Now as to individual responsibilities and respect for values, on that he excelled.

So I won't totally slam him. 

And I am a bit of a hawk on foreign policy and agreed with his approach to  the Soviet Union! When the Soviets downed KAL the plane in 1982, I wanted to go to war (but a little thing in me about nuclear armeggedon stopped me!).

 

Oh and Thes, Carter was a complete and utter disaster on that we agree. He was so bad I voted for John Anderson a republican for  president against Reagan and Carter! The only time I ever voted for a republican.

I don't even want to touch current politics Thes. You are my friend and I can accept my friends feeling and thinking differently.

So we can argue history, it is esoteric anyway. But not current politics my friend. Ok? Not you and I. 

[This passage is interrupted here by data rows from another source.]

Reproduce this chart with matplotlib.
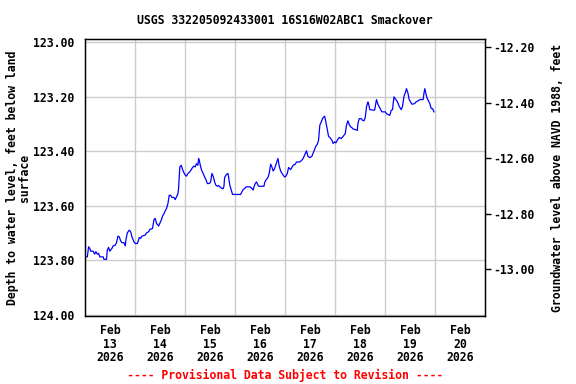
import numpy as np
import matplotlib
matplotlib.use("Agg")
import matplotlib.pyplot as plt

# ── Data (hours after 2026-02-13 00:00, depth in ft) ────────────────────────
hours = [
    0.3, 1.0, 1.6, 2.2, 2.6, 3.8, 4.5, 5.1, 5.8, 6.4, 7.0, 8.6, 9.0, 10.2,
    10.6, 11.2, 11.8, 12.8, 13.4, 14.4, 15.0, 15.7, 16.3, 17.0, 17.6, 18.6,
    19.2, 19.5, 20.2, 21.1, 21.8, 22.4, 23.4, 24.0, 25.0, 25.6, 25.9, 26.6,
    27.2, 28.8, 29.4, 30.4, 31.0, 32.3, 33.0, 33.6, 34.2, 35.2, 35.8, 36.5,
    37.1, 37.8, 38.4, 39.0, 39.7, 40.3, 41.0, 41.6, 42.6, 43.2, 43.8, 44.5,
    44.8, 45.4, 46.1, 46.7, 47.4, 48.0, 48.6, 49.3, 50.2, 50.9, 51.5, 52.2,
    52.8, 53.4, 54.1, 54.4, 54.7, 55.4, 56.0, 56.6, 57.3, 57.9, 58.6, 59.5,
    60.2, 60.8, 61.4, 62.1, 62.7, 63.4, 64.0, 64.6, 65.6, 66.2, 66.6, 66.9,
    67.8, 68.5, 68.8, 69.4, 70.1, 70.7, 72.0, 74.6, 75.2, 75.8, 76.5, 77.4,
    79.0, 80.0, 80.6, 81.0, 81.6, 82.2, 83.2, 85.8, 86.1, 86.7, 87.7, 88.3,
    89.0, 89.6, 90.2, 90.9, 91.8, 92.5, 93.1, 93.8, 94.7, 95.7, 96.3, 97.0,
    97.6, 98.6, 99.2, 99.8, 100.8, 101.4, 103.0, 104.0, 104.6, 105.6, 106.2,
    106.9, 107.8, 108.8, 109.4, 110.1, 110.7, 111.4, 112.0, 112.3, 112.6,
    113.3, 113.9, 114.2, 114.9, 115.5, 116.2, 116.8, 117.4, 118.4, 119.0,
    119.7, 120.3, 121.0, 121.9, 122.9, 123.8, 124.8, 125.4, 126.1, 126.7,
    127.4, 128.0, 128.6, 129.6, 130.6, 130.9, 131.5, 132.5, 133.1, 133.8,
    134.4, 135.0, 135.7, 136.0, 136.6, 138.9, 139.5, 139.8, 140.5, 141.1,
    141.8, 142.4, 144.0, 144.6, 146.2, 146.9, 147.5, 147.8, 148.2, 148.8,
    149.4, 150.1, 150.7, 151.7, 152.3, 153.0, 153.6, 154.2, 154.9, 155.5,
    156.2, 156.8, 158.1, 158.7, 159.7, 160.6, 162.2, 162.6, 163.0, 163.5,
    164.2, 164.8, 165.4, 166.1, 166.7, 167.4,
]
depth = [
    123.788, 123.788, 123.751, 123.757, 123.767, 123.767, 123.778, 123.769,
    123.778, 123.775, 123.788, 123.788, 123.797, 123.797, 123.763, 123.753,
    123.767, 123.757, 123.748, 123.745, 123.736, 123.712, 123.714, 123.729,
    123.736, 123.736, 123.748, 123.726, 123.700, 123.690, 123.696, 123.714,
    123.733, 123.739, 123.739, 123.726, 123.717, 123.720, 123.712, 123.708,
    123.700, 123.696, 123.687, 123.684, 123.651, 123.647, 123.665, 123.675,
    123.665, 123.653, 123.639, 123.629, 123.619, 123.611, 123.592, 123.562,
    123.562, 123.570, 123.570, 123.578, 123.568, 123.556, 123.537, 123.458,
    123.452, 123.468, 123.480, 123.488, 123.492, 123.482, 123.476, 123.468,
    123.460, 123.455, 123.458, 123.446, 123.452, 123.427, 123.433, 123.458,
    123.473, 123.482, 123.495, 123.504, 123.519, 123.519, 123.513, 123.482,
    123.492, 123.513, 123.525, 123.529, 123.526, 123.531, 123.537, 123.537,
    123.529, 123.497, 123.485, 123.482, 123.495, 123.525, 123.543, 123.559,
    123.559, 123.559, 123.549, 123.541, 123.537, 123.531, 123.531, 123.537,
    123.543, 123.531, 123.519, 123.513, 123.529, 123.529, 123.516, 123.507,
    123.497, 123.482, 123.448, 123.458, 123.473, 123.464, 123.443, 123.427,
    123.455, 123.473, 123.485, 123.495, 123.492, 123.482, 123.460, 123.468,
    123.460, 123.452, 123.448, 123.440, 123.440, 123.433, 123.427, 123.409,
    123.399, 123.419, 123.424, 123.419, 123.407, 123.394, 123.382, 123.375,
    123.360, 123.330, 123.305, 123.293, 123.281, 123.277, 123.272, 123.293,
    123.321, 123.346, 123.350, 123.360, 123.372, 123.366, 123.370, 123.360,
    123.350, 123.354, 123.346, 123.336, 123.305, 123.289, 123.302, 123.311,
    123.314, 123.319, 123.321, 123.324, 123.299, 123.281, 123.281, 123.287,
    123.289, 123.277, 123.238, 123.220, 123.226, 123.248, 123.250, 123.223,
    123.211, 123.228, 123.238, 123.248, 123.256, 123.256, 123.263, 123.269,
    123.250, 123.248, 123.226, 123.201, 123.208, 123.214, 123.223, 123.236,
    123.248, 123.236, 123.199, 123.187, 123.171, 123.187, 123.211, 123.220,
    123.228, 123.226, 123.220, 123.216, 123.211, 123.211, 123.187, 123.171,
    123.189, 123.208, 123.216, 123.226, 123.244, 123.244, 123.256,
]

depth_ticks = [123.0, 123.2, 123.4, 123.6, 123.8, 124.0]
elev_ticks = [-12.2, -12.4, -12.6, -12.8, -13.0]
day_labels = ["Feb\n13\n2026", "Feb\n14\n2026", "Feb\n15\n2026", "Feb\n16\n2026",
              "Feb\n17\n2026", "Feb\n18\n2026", "Feb\n19\n2026", "Feb\n20\n2026"]

start = np.datetime64("2026-02-13T00:00")
times = start + (np.array(hours) * 60).astype("timedelta64[m]")

plt.rcParams["font.family"] = ["DejaVu Sans Mono"]
plt.rcParams["font.weight"] = "bold"
plt.rcParams["font.size"] = 8.3

fig = plt.figure(figsize=(5.76, 3.84), dpi=100)
ax = fig.add_axes([0.148, 0.177, 0.6944, 0.7206])

ax.plot(times, depth, color="#0000ff", linewidth=0.9)

# x axis: gridlines at midnight, labels at noon
ax.set_xlim(start, start + np.timedelta64(8, "D"))
ax.set_xticks(start + np.arange(1, 8) * np.timedelta64(1, "D"))
ax.set_xticklabels([])
ax.tick_params(axis="x", which="major", length=0)
ax.set_xticks(start + np.arange(8) * np.timedelta64(1, "D") + np.timedelta64(12, "h"),
              minor=True)
ax.set_xticklabels(day_labels, minor=True, fontweight="bold", linespacing=1.05)
ax.tick_params(axis="x", which="minor", length=0, pad=6)

# left axis
ax.set_ylim(124.005, 122.99)
ax.set_yticks(depth_ticks)
ax.set_yticklabels([f"{v:.2f}" for v in depth_ticks], fontweight="bold")
ax.tick_params(axis="y", length=0, pad=8)
ax.set_ylabel("Depth to water level, feet below land\nsurface",
              fontweight="bold", linespacing=0.95, labelpad=1)

ax.grid(True, color="#cccccc", linewidth=1.0)
for s in ax.spines.values():
    s.set_linewidth(1.0)

# right axis
ax2 = ax.twinx()
ax2.set_ylim(-13.168, -12.171)
ax2.set_yticks(elev_ticks)
ax2.set_yticklabels([f"{v:.2f}" for v in elev_ticks], fontweight="bold")
ax2.tick_params(axis="y", length=4, width=1.0, pad=2)
ax2.set_ylabel("Groundwater level above NAVD 1988, feet", fontweight="bold",
               labelpad=12)

fig.text(0.5 * (0.148 + 0.8424), 1 - 20 / 384,
         "USGS 332205092433001 16S16W02ABC1 Smackover",
         ha="center", va="center", fontweight="bold")
fig.text(0.5 * (0.148 + 0.8424), 1 - 375 / 384,
         "---- Provisional Data Subject to Revision ----",
         ha="center", va="center", color="red", fontweight="bold")

fig.savefig("out.png", dpi=100)
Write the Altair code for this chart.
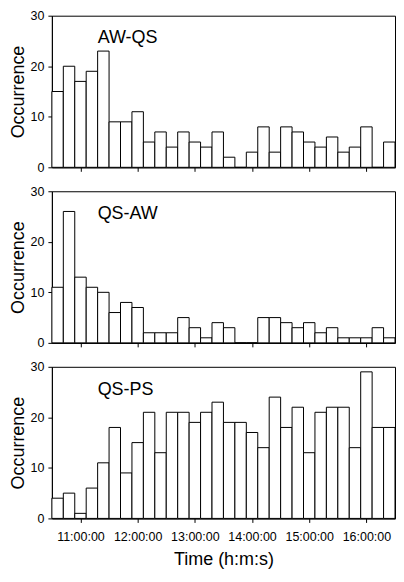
import altair as alt
import pandas as pd

# 12-minute bins from 10:30 to 16:30
bin_edges = ["10:30", "10:42", "10:54", "11:06", "11:18", "11:30", "11:42", "11:54",
             "12:06", "12:18", "12:30", "12:42", "12:54", "13:06", "13:18", "13:30",
             "13:42", "13:54", "14:06", "14:18", "14:30", "14:42", "14:54", "15:06",
             "15:18", "15:30", "15:42", "15:54", "16:06", "16:18", "16:30"]

aw_qs = [15, 20, 17, 19, 23, 9, 9, 11, 5, 7, 4, 7, 5, 4, 7, 2, 0, 3, 8, 3, 8, 7, 5, 4, 6, 3, 4, 8, 0, 5]
qs_aw = [11, 26, 13, 11, 10, 6, 8, 7, 2, 2, 2, 5, 3, 1, 4, 3, 0, 0, 5, 5, 4, 3, 4, 2, 3, 1, 1, 1, 3, 1]
qs_ps = [4, 5, 1, 6, 11, 18, 9, 15, 21, 13, 21, 21, 19, 21, 23, 19, 19, 17, 14, 24, 18, 22, 13, 21, 22, 22, 14, 29, 18, 18]

panel_names = ["AW-QS", "QS-AW", "QS-PS"]
panel_counts = [aw_qs, qs_aw, qs_ps]

tick_hours = [11, 12, 13, 14, 15, 16]
y_ticks = [0, 10, 20, 30]

FONT = "Liberation Sans"
DAY = "2000-01-01T"


def make_df(counts):
    return pd.DataFrame({
        "start": [DAY + s + ":00" for s in bin_edges[:-1]],
        "end": [DAY + s + ":00" for s in bin_edges[1:]],
        "count": counts,
    })


x_domain = [alt.DateTime(year=2000, month=1, date=1, hours=10, minutes=30),
            alt.DateTime(year=2000, month=1, date=1, hours=16, minutes=30)]
x_values = [alt.DateTime(year=2000, month=1, date=1, hours=h) for h in tick_hours]


def panel(name, counts, bottom):
    df = make_df(counts)
    x_axis = alt.Axis(
        values=x_values, format="%H:%M:%S", labels=bottom,
        title="Time (h:m:s)" if bottom else None,
        tickSize=4, labelPadding=8, titlePadding=8,
        grid=False,
    )
    bars = alt.Chart(df).mark_rect(
        fill="white", stroke="black", strokeWidth=1
    ).encode(
        x=alt.X("start:T", scale=alt.Scale(domain=x_domain, nice=False), axis=x_axis),
        x2="end:T",
        y=alt.Y("count:Q", scale=alt.Scale(domain=[0, 30], nice=False),
                axis=alt.Axis(values=y_ticks, title="Occurrence", tickSize=4,
                              labelPadding=4, titlePadding=3, grid=False)),
        y2=alt.datum(0),
    )
    label = alt.Chart(pd.DataFrame({"name": [name]})).mark_text(
        align="left", baseline="alphabetic", font=FONT, fontSize=18, color="black"
    ).encode(
        x=alt.datum(alt.DateTime(year=2000, month=1, date=1, hours=11, minutes=18)),
        y=alt.datum(24.5),
        text="name:N",
    )
    return alt.layer(bars, label).properties(width=344, height=152)


charts = [panel(n, c, i == 2) for i, (n, c) in enumerate(zip(panel_names, panel_counts))]

chart = alt.vconcat(*charts, spacing=24, bounds="flush").properties(
    padding={"left": 0, "top": 0, "right": 0, "bottom": 0}
).configure_view(
    stroke="black", strokeWidth=1
).configure_axis(
    domainColor="black", tickColor="black", labelColor="black", titleColor="black",
    labelFont=FONT, titleFont=FONT, labelFontSize=12.5, titleFontSize=18,
    titleFontWeight="normal", domainWidth=1, tickWidth=1
)

chart.save("out.html", embed_options={"renderer": "svg", "actions": False})
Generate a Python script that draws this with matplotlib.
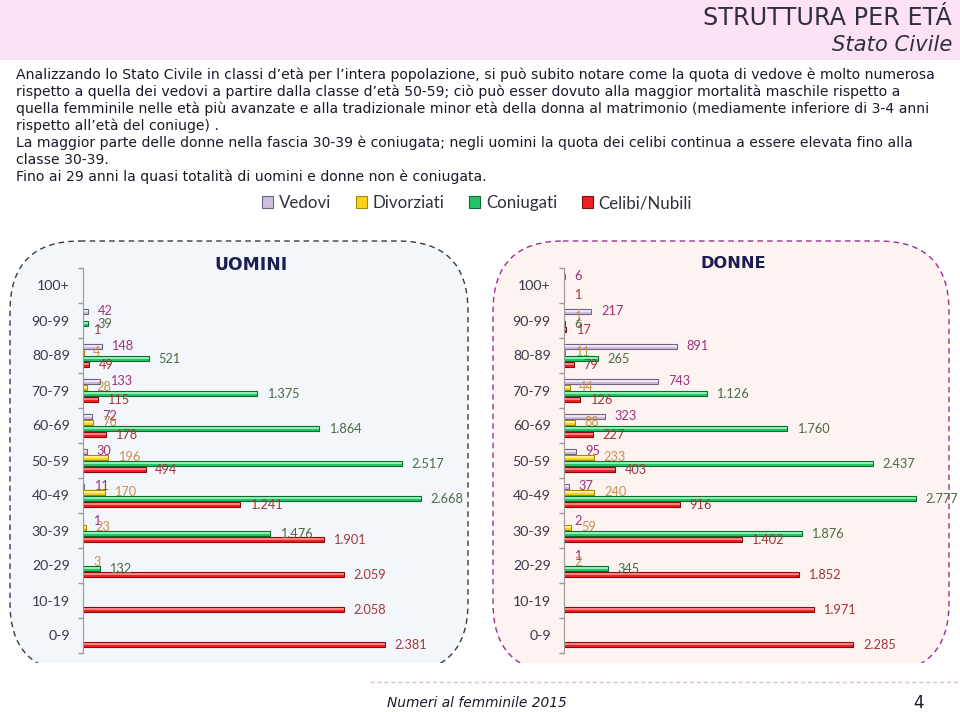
import numpy as np
import matplotlib
matplotlib.use("Agg")
import matplotlib.pyplot as plt
from matplotlib.patches import FancyBboxPatch, Rectangle, Patch
from matplotlib.lines import Line2D

# ---------------- data ----------------
categories = ["0-9", "10-19", "20-29", "30-39", "40-49", "50-59",
              "60-69", "70-79", "80-89", "90-99", "100+"]
series_names = ["Vedovi", "Divorziati", "Coniugati", "Celibi/Nubili"]

men_vedovi     = [0, 0, 0, 1, 11, 30, 72, 133, 148, 42, 0]
men_divorziati = [0, 0, 3, 23, 170, 196, 76, 28, 4, 0, 0]
men_coniugati  = [0, 0, 132, 1476, 2668, 2517, 1864, 1375, 521, 39, 0]
men_celibi     = [2381, 2058, 2059, 1901, 1241, 494, 178, 115, 49, 1, 0]

women_vedove     = [0, 0, 1, 2, 37, 95, 323, 743, 891, 217, 6]
women_divorziate = [0, 0, 2, 59, 240, 233, 88, 44, 11, 1, 0]
women_coniugate  = [0, 0, 345, 1876, 2777, 2437, 1760, 1126, 265, 6, 0]
women_nubili     = [2285, 1971, 1852, 1402, 916, 403, 227, 126, 79, 17, 1]

body_lines = [
    "Analizzando lo Stato Civile in classi d’età per l’intera popolazione, si può subito notare come la quota di vedove è molto numerosa",
    "rispetto a quella dei vedovi a partire dalla classe d’età 50-59; ciò può esser dovuto alla maggior mortalità maschile rispetto a",
    "quella femminile nelle età più avanzate e alla tradizionale minor età della donna al matrimonio (mediamente inferiore di 3-4 anni",
    "rispetto all’età del coniuge) .",
    "La maggior parte delle donne nella fascia 30-39 è coniugata; negli uomini la quota dei celibi continua a essere elevata fino alla",
    "classe 30-39.",
    "Fino ai 29 anni la quasi totalità di uomini e donne non è coniugata.",
]

# ---------------- styles ----------------
W, H = 960, 712
bar_fc = ["#cbbfdd", "#f7d31a", "#25c466", "#ee2020"]
bar_hi = ["#ece6f4", "#fff08a", "#8ef0b0", "#ff8080"]
bar_ec = ["#6f6384", "#a88a00", "#0b6b33", "#8c0a0a"]
lab_c = ["#a0307f", "#c8924a", "#4b6b43", "#a03838"]
offsets = [1.5, 0.5, -0.5, -1.5]
step = 0.172
bh = 0.16

fig = plt.figure(figsize=(W / 100, H / 100), dpi=100)
fig.patch.set_facecolor("white")

bg = fig.add_axes([0, 0, 1, 1])
bg.set_xlim(0, W)
bg.set_ylim(H, 0)
bg.axis("off")

# header band
bg.add_patch(Rectangle((0, 0), W, 60, facecolor="#fde1f5", edgecolor="none"))
bg.text(952, 18, "STRUTTURA PER ETÁ", ha="right", va="center", fontsize=17.2,
        color="#2f2f3f", family="DejaVu Sans")
bg.text(952, 45, "Stato Civile", ha="right", va="center", fontsize=15.2,
        style="italic", color="#2f2f3f", family="DejaVu Sans")

for i, line in enumerate(body_lines):
    bg.text(16, 75 + i * 17, line, ha="left", va="center", fontsize=10.1,
            color="#1a1a2a", family="DejaVu Sans")

clip = Rectangle((0, 0), W, 663, transform=bg.transData)
boxL = FancyBboxPatch((10, 241), 458, 432, boxstyle="round,pad=0,rounding_size=70",
                      facecolor="#f3f6fa", edgecolor="#3a3a40", lw=1.0,
                      linestyle=(0, (4, 3)))
boxR = FancyBboxPatch((493, 241), 456, 432, boxstyle="round,pad=0,rounding_size=70",
                      facecolor="#fdf3f1", edgecolor="#9a3090", lw=1.0,
                      linestyle=(0, (4, 3)))
for b in (boxL, boxR):
    bg.add_patch(b)
    b.set_clip_path(clip)

bg.text(251, 265, "UOMINI", ha="center", va="center", fontsize=12.3,
        fontweight="bold", color="#1b1d55", family="DejaVu Sans")
bg.text(733, 264, "DONNE", ha="center", va="center", fontsize=11.7,
        fontweight="bold", color="#1b1d55", family="DejaVu Sans")

# footer
bg.add_line(Line2D([370, W], [682, 682], color="#e6b8d8", lw=1.0,
                   linestyle=(0, (3, 2))))
bg.text(387, 703, "Numeri al femminile 2015", ha="left", va="center",
        fontsize=9.9, style="italic", color="#1a1a2a", family="DejaVu Sans")
bg.text(918, 703, "4", ha="center", va="center", fontsize=12,
        color="#1a1a2a", family="DejaVu Sans")


def fmt(v):
    return f"{v:,}".replace(",", ".") if v > 0 else ""


def panel(left_px, data):
    ax = fig.add_axes([left_px / W, 1 - 653 / H, 380 / W, 385 / H])
    ax.patch.set_alpha(0)
    y = np.arange(len(categories))
    for k, vals in enumerate(data):
        c = ax.barh(y + offsets[k] * step, vals, height=bh, color=bar_fc[k],
                    edgecolor=bar_ec[k], linewidth=0.8, label=series_names[k])
        hi = ax.barh(y + offsets[k] * step + bh * 0.12, vals, height=bh * 0.3,
                     color=bar_hi[k], edgecolor="none", linewidth=0)
        for p, q, v in zip(c.patches, hi.patches, vals):
            if v == 0:
                p.set_visible(False)
                q.set_visible(False)
        ax.bar_label(c, labels=[fmt(v) for v in vals], padding=7,
                     color=lab_c[k], fontsize=9.2, family="Lato")
    ax.set_xlim(0, 3000)
    ax.set_ylim(-0.5, len(categories) - 0.5)
    ax.set_yticks(y)
    ax.set_yticklabels(categories, fontsize=10.2, family="Lato", color="#3a3a48")
    ax.set_yticks(np.arange(-0.5, len(categories)), minor=True)
    ax.tick_params(axis="y", which="major", length=0, pad=9.5)
    ax.tick_params(axis="y", which="minor", length=3.6, color="#9a9aa0", width=1)
    ax.set_xticks([])
    for s in ["top", "right", "bottom"]:
        ax.spines[s].set_visible(False)
    ax.spines["left"].set_color("#9a9aa0")
    return ax


panel(83, [men_vedovi, men_divorziati, men_coniugati, men_celibi])
panel(564, [women_vedove, women_divorziate, women_coniugate, women_nubili])

handles = [Patch(facecolor=bar_fc[k], edgecolor=bar_ec[k], linewidth=0.8)
           for k in range(4)]
leg = fig.legend(handles=handles, labels=series_names, loc="center",
                 bbox_to_anchor=(477 / W, 1 - 203 / H), ncol=4, frameon=False,
                 prop={"family": "Lato", "size": 12.2}, handlelength=0.65,
                 handleheight=0.65, handletextpad=0.35, columnspacing=1.45)
for t in leg.get_texts():
    t.set_color("#2f2f3f")

fig.savefig("out.png", dpi=100)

You know you often believe in the politics you were brought up with and the region you are in,  so if I hated you for thinking this way, I should just as much hate you for the religious you were born in, how you dress, eat,etc. etc.! I really like you as a friend and I will not care how you think or are except as a person and that I like! So, I think we should stay away from these things and accept our differences. It is fine with me.

Please don't think of me differently now, pal!